Search code examples
parsingtokentokenizeformal-languages

context sensitive tokenization of code


I am working on a parser for a language that has

  • identifiers (say, a letter followed by a number of alphanumeric characters or an underscore),

  • integers (any number of digits and possibly carets ^),

  • some operators,

  • filename (a number of alphanumeric characters and possibly slashes, and dots)

Apparently filename overlaps integers and identifiers, so in general I cannot decide if I have a filename or, say, an identifier unless the filename contains a slash or a dot.

But filename can only follow a specific operator.

My question is how this situation is usually handled during tokenization?
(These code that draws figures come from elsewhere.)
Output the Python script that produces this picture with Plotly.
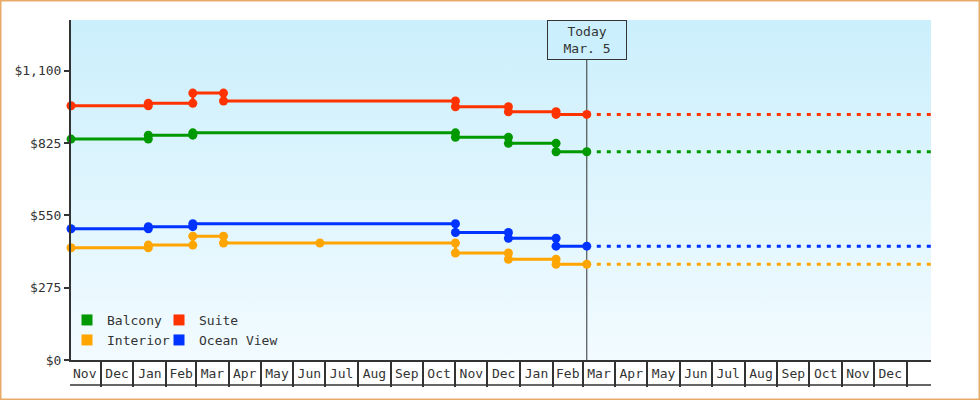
import pandas as pd
import plotly.graph_objects as go

# ---------------- data ----------------
X_START = "2021-11-03"
X_END = "2024-01-24"
FIRST_MONTH = "2021-11-01"
TODAY = "2023-03-05"
TODAY_LABEL = "Today<br>Mar. 5"
Y_MAX = 1293

MONTH_LABELS = ["Nov", "Dec", "Jan", "Feb", "Mar", "Apr", "May", "Jun", "Jul", "Aug",
                "Sep", "Oct", "Nov", "Dec", "Jan", "Feb", "Mar", "Apr", "May", "Jun",
                "Jul", "Aug", "Sep", "Oct", "Nov", "Dec"]
Y_TICKS = [0, 275, 550, 825, 1100]
Y_TICK_LABELS = ["$0", "$275", "$550", "$825", "$1,100"]

suite_dates = ["2021-11-03", "2022-01-15", "2022-01-15", "2022-02-26", "2022-02-26",
               "2022-03-27", "2022-03-27", "2022-11-01", "2022-11-01", "2022-12-21",
               "2022-12-21", "2023-02-04", "2023-02-04", "2023-03-05"]
suite_prices = [967, 967, 976, 976, 1015, 1015, 985, 985, 963, 963, 944, 944, 934, 934]

balcony_dates = ["2021-11-03", "2022-01-15", "2022-01-15", "2022-02-26", "2022-02-26",
                 "2022-11-01", "2022-11-01", "2022-12-21", "2022-12-21", "2023-02-04",
                 "2023-02-04", "2023-03-05"]
balcony_prices = [840, 840, 855, 855, 864, 864, 847, 847, 824, 824, 792, 792]

ocean_dates = ["2021-11-03", "2022-01-15", "2022-01-15", "2022-02-26", "2022-02-26",
               "2022-11-01", "2022-11-01", "2022-12-21", "2022-12-21", "2023-02-04",
               "2023-02-04", "2023-03-05"]
ocean_prices = [499, 499, 507, 507, 518, 518, 485, 485, 463, 463, 433, 433]

interior_dates = ["2021-11-03", "2022-01-15", "2022-01-15", "2022-02-26", "2022-02-26",
                  "2022-03-27", "2022-03-27", "2022-06-26", "2022-11-01", "2022-11-01",
                  "2022-12-21", "2022-12-21", "2023-02-04", "2023-02-04", "2023-03-05"]
interior_prices = [427, 427, 437, 437, 471, 471, 445, 445, 445, 407, 407, 383, 383, 364, 364]

SERIES = [
    ("Balcony", balcony_dates, balcony_prices, "#009900"),
    ("Suite", suite_dates, suite_prices, "#ff3300"),
    ("Interior", interior_dates, interior_prices, "#ffa500"),
    ("Ocean View", ocean_dates, ocean_prices, "#0033ff"),
]
LEGEND_OF = {"Balcony": "legend", "Suite": "legend", "Interior": "legend2", "Ocean View": "legend2"}

# ---------------- style ----------------
FONT = "DejaVu Sans Mono"
INK = "#333333"
BG_TOP = "#cbeffc"
BG_BOTTOM = "#f2fbff"
W, H = 980, 400
ML, MR, MT, MB = 71, 49, 20, 40
PW, PH = W - ML - MR, H - MT - MB

month_starts = pd.date_range(FIRST_MONTH, periods=len(MONTH_LABELS) + 1, freq="MS")
month_mids = [month_starts[i] + (month_starts[i + 1] - month_starts[i]) / 2
              for i in range(len(MONTH_LABELS))]
boundaries = list(month_starts[1:])

fig = go.Figure()

# background gradient
fig.add_trace(go.Scatter(
    x=[X_START, X_END, X_END, X_START, X_START], y=[0, 0, Y_MAX, Y_MAX, 0],
    mode="none", fill="toself",
    fillgradient=dict(type="vertical", colorscale=[[0, BG_BOTTOM], [1, BG_TOP]]),
    hoverinfo="skip", showlegend=False))

# today line
fig.add_trace(go.Scatter(x=[TODAY, TODAY], y=[0, Y_MAX], mode="lines",
                         line=dict(color=INK, width=1), hoverinfo="skip", showlegend=False))

for name, d, p, c in SERIES:
    fig.add_trace(go.Scatter(
        x=[d[-1], X_END], y=[p[-1], p[-1]], mode="lines",
        line=dict(color=c, width=3, dash="4px,6px"), showlegend=False, hoverinfo="skip"))
    fig.add_trace(go.Scatter(
        x=d, y=p, mode="lines+markers", name=name, cliponaxis=False,
        line=dict(color=c, width=3),
        marker=dict(symbol="circle", size=9, color=c),
        showlegend=False))

for name, d, p, c in SERIES:
    fig.add_trace(go.Scatter(
        x=[None], y=[None], mode="markers", name=name,
        marker=dict(symbol="square", size=11, color=c),
        legend=LEGEND_OF[name], showlegend=True))
# empty spacer entry so the long "Ocean View" label is not clipped
fig.add_trace(go.Scatter(x=[None], y=[None], mode="markers", name=" ",
                         marker=dict(size=1, color="rgba(0,0,0,0)"),
                         legend="legend2", showlegend=True, hoverinfo="skip"))

legend_common = dict(orientation="h", font=dict(family=FONT, size=13, color=INK),
                     bgcolor="rgba(0,0,0,0)", borderwidth=0, entrywidth=47,
                     entrywidthmode="pixels", xanchor="left", yanchor="middle",
                     itemclick=False, itemdoubleclick=False, tracegroupgap=0)

fig.update_layout(
    width=W, height=H,
    margin=dict(l=ML, r=MR, t=MT, b=MB),
    paper_bgcolor="white", plot_bgcolor=BG_BOTTOM,
    font=dict(family=FONT, size=13, color=INK),
    legend=dict(x=(67 - ML) / PW, y=(360 - 320) / PH, **legend_common),
    legend2=dict(x=(67 - ML) / PW, y=(360 - 340) / PH, **legend_common),
    xaxis=dict(type="date", range=[X_START, X_END], showgrid=False, zeroline=False,
               showline=True, linecolor=INK, linewidth=2,
               tickmode="array", tickvals=month_mids, ticktext=MONTH_LABELS, ticks="",
               tickfont=dict(family=FONT, size=13, color=INK),
               minor=dict(tickmode="array", tickvals=boundaries, ticks="outside",
                          ticklen=25, tickwidth=1.5, tickcolor=INK, showgrid=False)),
    yaxis=dict(range=[0, Y_MAX], showgrid=False, zeroline=False, showline=True,
               linecolor=INK, linewidth=2, ticks="outside", ticklen=5, tickwidth=2,
               tickcolor=INK, tickmode="array", tickvals=Y_TICKS, ticktext=Y_TICK_LABELS,
               tickfont=dict(family=FONT, size=13, color=INK)),
    shapes=[
        dict(type="line", xref="paper", yref="paper", x0=-1 / PW, x1=1,
             y0=-25 / PH, y1=-25 / PH, line=dict(color=INK, width=1.5)),
        dict(type="rect", xref="paper", yref="paper",
             x0=(-ML + 0.75) / PW, x1=1 + (MR - 0.75) / PW,
             y0=(-MB + 0.75) / PH, y1=1 + (MT - 0.75) / PH,
             line=dict(color="#e8aa66", width=1.5)),
    ],
    annotations=[dict(x=TODAY, xref="x", y=1, yref="paper", yanchor="top",
                      text=TODAY_LABEL, showarrow=False,
                      font=dict(family=FONT, size=13, color=INK),
                      bgcolor=BG_TOP, bordercolor=INK, borderwidth=1,
                      width=78, height=38, borderpad=0)],
)

fig.write_html("out.html", config={"displayModeBar": False},
               post_script="document.body.style.margin='0px';document.body.style.padding='0px';")
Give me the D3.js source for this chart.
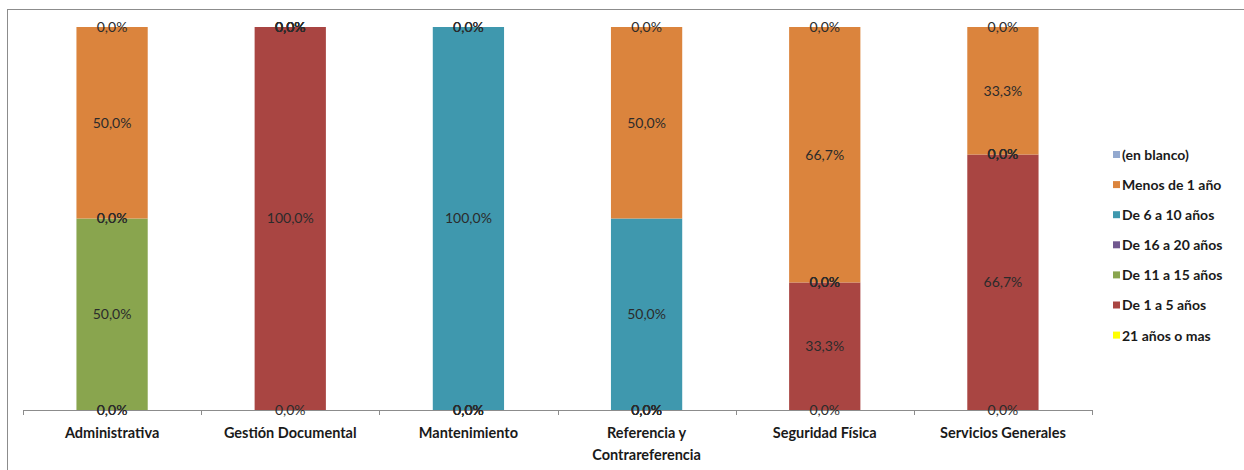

I have a table driven tokenizer (lexer), but I am not sure how to tell a filename from either an integer or an identifier. How is this done?

If filename was a superset of integers and identifiers then I probably could have grammar productions that could handle that, but the tokens overlap...


Solution

  • Flex and other lexers have the concept of start conditions. Essentially the lexer is a state machine and its exact behaviour will depend on its current state.

    In your example, when your lexer encounters the operator preceding a filename it should switch to a FilenameMode state (or whatever) and then switch back once it has produced the filename token it was expecting.

    EDIT:

    Just to give some concrete code this side of the hyperlink:

    You would trigger your FILENAME_MODE when you encounter the operator...

    {FILENAME_PREFIX} { BEGIN(FILENAME_MODE); }
    

    You would define your rule to parse a filename:

    <FILENAME_MODE>{FILENAME_CHARS}+ { BEGIN(INITIAL); }
    

    ...switching back to the INITIAL state in the action.